Unionized employees at three Mondelēz facilities are on strike, as the company and its employees are at an impasse over mandated hours and other issues.
The strike by the Bakery, Confectionery, Tobacco Workers and Grain Millers International Union started in mid-August at a production plant in Portland, Ore., and has spread to another plant in Richmond, Va., and a distribution center in Aurora, Colo. The three facilities make and handle cookies, crackers and other products for Mondelēz’s Nabisco unit.
The major issue is how Mondelēz can require additional hours, and how much it will pay. The current setup is that workers get paid time and a half for any hours above eight that they work in a day, plus any time worked on Saturday, and double time on Sunday. Mondelēz wants to pay time and a half only for any hours worked above 40 in any given week, regardless of what days those hours fell on.

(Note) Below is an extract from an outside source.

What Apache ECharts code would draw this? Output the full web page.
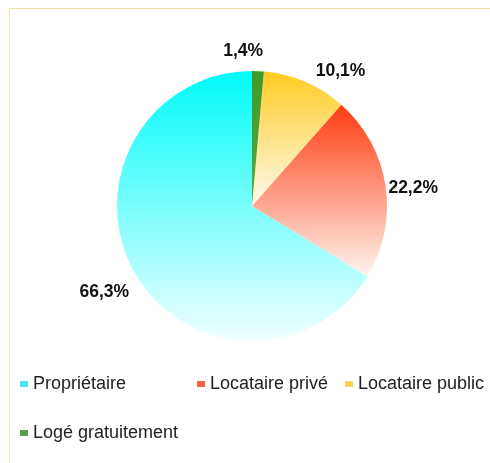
<!DOCTYPE html>
<html>
<head>
<meta charset="utf-8">
<script src="https://cdn.jsdelivr.net/npm/echarts@6/dist/echarts.min.js"></script>
<style>
html,body{margin:0;padding:0;background:#fff;}
#chart{width:490px;height:463px;}
</style>
</head>
<body>
<div id="chart"></div>
<script>
const categories = ['Propriétaire', 'Locataire privé', 'Locataire public', 'Logé gratuitement'];
const values = [66.3, 22.2, 10.1, 1.4];

// styles (not data)
const topColors = ['#00fbfb', '#ff3c10', '#ffcc22', '#3f9a2a'];
const bottomColors = ['#f2ffff', '#fff4ef', '#fffaf0', '#5aa83a'];
const legendColors = ['#45e3f0', '#f5643c', '#f8d85a', '#5c9a4c'];
const labelNudge = [[5, 17], [-3, 3], [-14, -17], [-40, -14]];
const legendSlots = [[20, 375], [197, 375], [345, 375], [20, 424]];

const chart = echarts.init(document.getElementById('chart'));
const fmt = v => v.toFixed(1).replace('.', ',') + '%';

const data = categories.map((name, i) => ({
  name: name,
  value: values[i],
  label: { offset: labelNudge[i] },
  itemStyle: {
    color: new echarts.graphic.LinearGradient(0, 0, 0, 1, [
      { offset: 0, color: topColors[i] },
      { offset: 1, color: bottomColors[i] }
    ])
  }
}));

const legendText = { fontFamily: 'Liberation Sans, Arial, sans-serif', fontSize: 18, color: '#222' };

chart.setOption({
  animation: false,
  backgroundColor: '#fff',
  graphic: [
    { type: 'line', shape: { x1: 9, y1: 8.5, x2: 490, y2: 8.5 }, style: { stroke: '#f3e2a8', lineWidth: 1 } },
    { type: 'line', shape: { x1: 9.5, y1: 8, x2: 9.5, y2: 463 }, style: { stroke: '#f3e2a8', lineWidth: 1 } }
  ],
  legend: categories.map((name, i) => ({
    left: legendSlots[i][0], top: legendSlots[i][1],
    padding: 0,
    itemWidth: 8, itemHeight: 6,
    icon: 'rect',
    textStyle: legendText,
    data: [{ name: name, itemStyle: { color: legendColors[i] } }],
    selectedMode: false
  })),
  series: [{
    type: 'pie',
    center: [252, 206],
    radius: 135,
    startAngle: 90,
    clockwise: false,
    data: data,
    label: {
      show: true,
      position: 'outside',
      formatter: p => fmt(p.value),
      fontFamily: 'Liberation Sans, Arial, sans-serif',
      fontWeight: 'bold',
      fontSize: 17.5,
      color: '#111'
    },
    labelLine: { show: false, length: 6, length2: 0 },
    emphasis: { disabled: true }
  }]
});
</script>
</body>
</html>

Mondelēz frames this as an issue of flexibility, saying its plan is to allow workers to work 12-hour shifts three to four days a week. But workers say it would end up costing them money – in some cases, up to $10,000 a year. Mondelēz also wants to give new hires a health plan less generous than the one in place.
Saying that the strike was “to keep what we’ve already got,” a worker and union rep told HuffPost that “the job they want to give us wouldn’t even be worth fighting for.”